■ **Required work**: Working from the top of the listing below, retype each line through the line containing "from bokeh.resources import INLINE", both included, with no pictures.

*****

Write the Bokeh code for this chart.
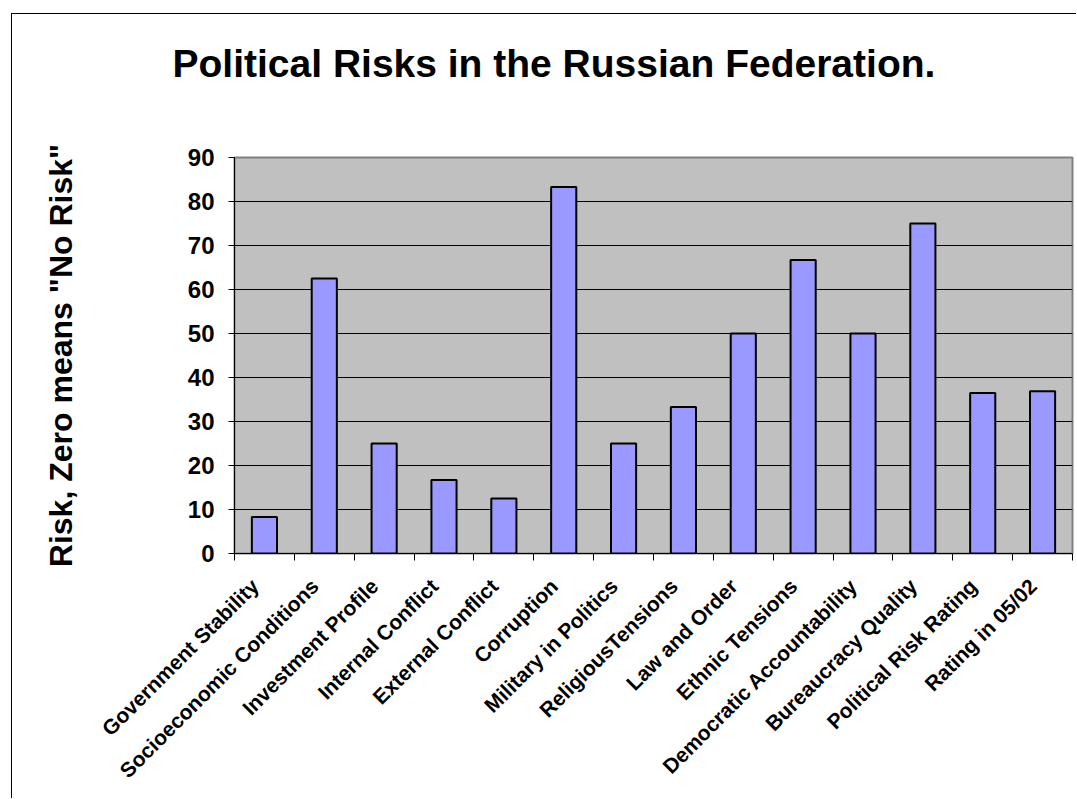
import math

from bokeh.plotting import figure
from bokeh.models import FixedTicker, Range1d, Title
from bokeh.embed import file_html
from bokeh.resources import INLINE

# Risk components for the Russian Federation (0 = no risk)
categories = [
    "Government Stability",
    "Socioeconomic Conditions",
    "Investment Profile",
    "Internal Conflict",
    "External Conflict",
    "Corruption",
    "Military in Politics",
    "ReligiousTensions",
    "Law and Order",
    "Ethnic Tensions",
    "Democratic Accountability",
    "Bureaucracy Quality",
    "Political Risk Rating",
    "Rating in 05/02",
]
risk = [8.3, 62.5, 25.0, 16.7, 12.5, 83.3, 25.0, 33.3, 50.0, 66.7, 50.0, 75.0, 36.5, 36.9]
y_ticks = [0, 10, 20, 30, 40, 50, 60, 70, 80, 90]

FONT = "Liberation Sans"

n = len(categories)
centers = [i + 0.5 for i in range(n)]
boundaries = list(range(n + 1))
# slanted labels hang slightly left of the bar centre
label_pos = [c - 0.16 for c in centers]

p = figure(
    title=None,
    width=1065,
    height=785,
    x_range=Range1d(0, n),
    y_range=Range1d(y_ticks[0], y_ticks[-1]),
    output_backend="svg",
    toolbar_location=None,
    min_border_left=222,
    min_border_right=5,
    min_border_top=143,
    min_border_bottom=246,
    background_fill_color="#C0C0C0",
    border_fill_color="white",
)
p.margin = (13, 0, 0, 11)
p.styles = {"border-top": "1px solid #000000", "border-left": "1px solid #000000"}

# blank gap between the heading and the plot area
p.add_layout(Title(text=" ", text_font_size="1px", standoff=70), "above")
p.add_layout(Title(
    text="Political Risks in the Russian Federation.",
    text_font=FONT, text_font_size="39px", text_font_style="bold",
    text_color="black", align="left", offset=-62, standoff=0,
), "above")

p.vbar(x=centers, top=risk, width=0.42, bottom=0,
       fill_color="#9999FF", line_color="black", line_width=2)

p.outline_line_color = "#808080"
p.outline_line_width = 2

# horizontal grid in black, vertical grid off
p.xgrid.visible = False
p.ygrid.ticker = FixedTicker(ticks=y_ticks[1:-1])
p.ygrid.grid_line_color = "black"
p.ygrid.grid_line_width = 1

# y axis
p.yaxis.ticker = FixedTicker(ticks=y_ticks)
p.yaxis.axis_line_color = "black"
p.yaxis.major_tick_line_color = "black"
p.yaxis.major_tick_out = 6
p.yaxis.major_tick_in = 0
p.yaxis.minor_tick_line_color = None
p.yaxis.major_label_text_font = FONT
p.yaxis.major_label_text_font_size = "24px"
p.yaxis.major_label_text_font_style = "bold"
p.yaxis.major_label_text_color = "black"
p.yaxis.major_label_standoff = 14
p.yaxis.axis_label = 'Risk, Zero means "No Risk"'
p.yaxis.axis_label_text_font = FONT
p.yaxis.axis_label_text_font_size = "32px"
p.yaxis.axis_label_text_font_style = "bold"
p.yaxis.axis_label_text_color = "black"
p.yaxis.axis_label_standoff = 106

# x axis: labels near bar centres, ticks between categories
p.xaxis.ticker = FixedTicker(ticks=label_pos, minor_ticks=boundaries)
p.xaxis.major_label_overrides = {c: name for c, name in zip(label_pos, categories)}
p.xaxis.major_tick_line_color = None
p.xaxis.minor_tick_line_color = "black"
p.xaxis.minor_tick_out = 7
p.xaxis.minor_tick_in = 0
p.xaxis.axis_line_color = "black"
p.xaxis.major_label_orientation = math.pi / 4
p.xaxis.major_label_text_font = FONT
p.xaxis.major_label_text_font_size = "21px"
p.xaxis.major_label_text_font_style = "bold"
p.xaxis.major_label_text_color = "black"
p.xaxis.major_label_standoff = 22

with open("out.html", "w") as f:
    f.write(file_html(p, INLINE))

*****

■ **Task response**:
Write the Bokeh code for this chart.
import math

from bokeh.plotting import figure
from bokeh.models import FixedTicker, Range1d, Title
from bokeh.embed import file_html
from bokeh.resources import INLINE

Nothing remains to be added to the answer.